Intel Ignite - Zesty team member

Intel Ignite Selection Day: How Do I Get in, Anyway?

If there’s any near-guarantee of success for a startup, it’s a gig working with Intel. So it’s no wonder that hundreds of startups vie for a spot in the Intel Ignite startup programs in Tel Aviv. Out of more than 200 startups that apply for each cohort, about 20 are chosen as finalists – and of those, only ten make it into the program itself.

This last step takes place on Selection Day, when the finalists present to a panel of judges – tech experts, VC managers, entrepreneurs, and Ignite graduates. For startup entrepreneurs, Selection Day – and successfully passing it – could turn out to be the most important day of their professional lives. So what does it take to make it on Selection Day? How can a startup beat out others for a spot in the Ignite program? What criteria does Intel use to determine which startups would be the best fit for Ignite? And most importantly, what, specifically, should startups do to ensure success?

Most importantly, startups need to convince the Selection Day panel that they indeed have what it takes to move onto the next level – and that starts with the pitch. A startup needs to show in its pitch that it knows where it wants to go, clearly showcasing the ins and outs of its technology and product, the problems it is seeking to solve, why the market needs them, and its potential competitors.

For a presentation to be effective, it needs to be based on facts and data, including showing what is missing in a particular market, and why a startup’s solution fills that gap. The startup should use numbers, statistics and graphics to illustrate the state of the industry and present not only the number of potential customers, but also discuss what those customers are using as a solution right now, how much they are spending, and why they could or would adopt your solution. With a winning story based on clear data, startups can produce an extremely effective presentation that will make a strong case for acceptance into the program.

Other things the panel will want to know include: How big is the problem and how unique is your solution? How well acquainted are you with the competition? Along the way, the startup should also emphasize its “secret sauce” – the thing that makes it stand out from the crowd. That could be a unique twist on the technology, such as providing a solution that can be applied to more than one problem. Startups that can present successfully on these themes definitely increase their chances of qualifying.

Financial aspects, including how a company has raised funds so far and where it intends to raise money in the future, are important as well. Less important is a detailed go-to-market strategy; as markets change and technologies evolve, so there’s time for that later on in the program.
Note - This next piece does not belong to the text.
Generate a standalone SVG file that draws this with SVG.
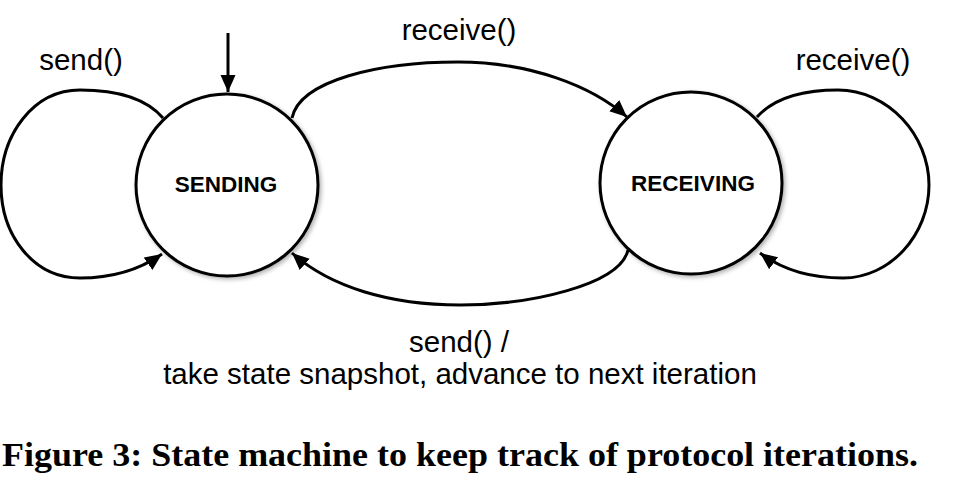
<svg xmlns="http://www.w3.org/2000/svg" width="976" height="492" viewBox="0 0 976 492">
  <style>
    .bg { fill: #ffffff; }
    .state { fill: #ffffff; stroke: #000000; stroke-width: 3; }
    .state-label { font-family: "Liberation Sans", Arial, Helvetica, sans-serif; font-weight: bold; font-size: 22.5px; fill: #000000; text-anchor: middle; }
    .edge { fill: none; stroke: #000000; stroke-width: 3; marker-end: url(#arrow); }
    .edge-label { font-family: "Liberation Sans", Arial, Helvetica, sans-serif; font-size: 29.5px; fill: #000000; text-anchor: middle; }
    .caption { font-family: "Liberation Serif", "Times New Roman", serif; font-weight: bold; font-size: 34px; fill: #000000; }
  </style>
  <defs>
    <marker id="arrow" markerUnits="userSpaceOnUse" markerWidth="20" markerHeight="16" refX="17" refY="7.5" orient="auto">
      <path d="M0,0 L17,7.5 L0,15 Z" fill="#000000"/>
    </marker>
    <filter id="shadow" x="-20%" y="-20%" width="140%" height="140%">
      <feDropShadow dx="2" dy="2" stdDeviation="2" flood-color="#000000" flood-opacity="0.3"/>
    </filter>
  </defs>
  <rect class="bg" x="0" y="0" width="976" height="492"/>

  <g id="connectors">
    <path id="init-arrow" class="edge" d="M228,33 L228,92"/>
    <path id="send-loop" class="edge" d="M163,118 C145,97 115,90 80,90 C33,90 1,135 1,185 C1,235 33,278 80,278 C115,278 142,268 162,254"/>
    <path id="receive-loop" class="edge" d="M757,117 C775,97 805,90 838,90 C888,90 929,135 929,185 C929,235 890,278 843,278 C805,278 780,268 760,253"/>
    <path id="receive-edge" class="edge" d="M292,118 C300,80 380,62 458,62 C530,62 592,86 627,117"/>
    <path id="send-edge" class="edge" d="M628,250 C620,285 530,305 460,305 C390,305 330,287 292,253"/>
  </g>

  <g id="labels">
    <text class="edge-label" x="81" y="70">send()</text>
    <text class="edge-label" x="459" y="40">receive()</text>
    <text class="edge-label" x="853" y="70">receive()</text>
    <text class="edge-label" x="459" y="352">send() /</text>
    <text class="edge-label" x="460" y="384">take state snapshot, advance to next iteration</text>
  </g>

  <g id="node-sending">
    <circle class="state" cx="227" cy="185" r="91" filter="url(#shadow)"/>
    <text class="state-label" x="226" y="192">SENDING</text>
  </g>

  <g id="node-receiving">
    <circle class="state" cx="691" cy="183" r="91" filter="url(#shadow)"/>
    <text class="state-label" x="693" y="191">RECEIVING</text>
  </g>

  <text class="caption" x="2" y="466" textLength="916" lengthAdjust="spacingAndGlyphs">Figure 3: State machine to keep track of protocol iterations.</text>
</svg>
Perhaps the most important feature of a startup is the human factor – the team, how it works together, how willing it is to learn. A team that knows how to work together is crucial to success – and a major factor in preventing startup failure. Startups that expect to get into the program would do well to iron out any conflicts – personal or professional – before Selection Day.

Ignite is looking for the best of the best among startups – and we don’t want to waste anyone’s time. Startups that believe they can make the grade are welcome to apply – and for those who aren’t ready yet, we hope to see you in a future Ignite cohort.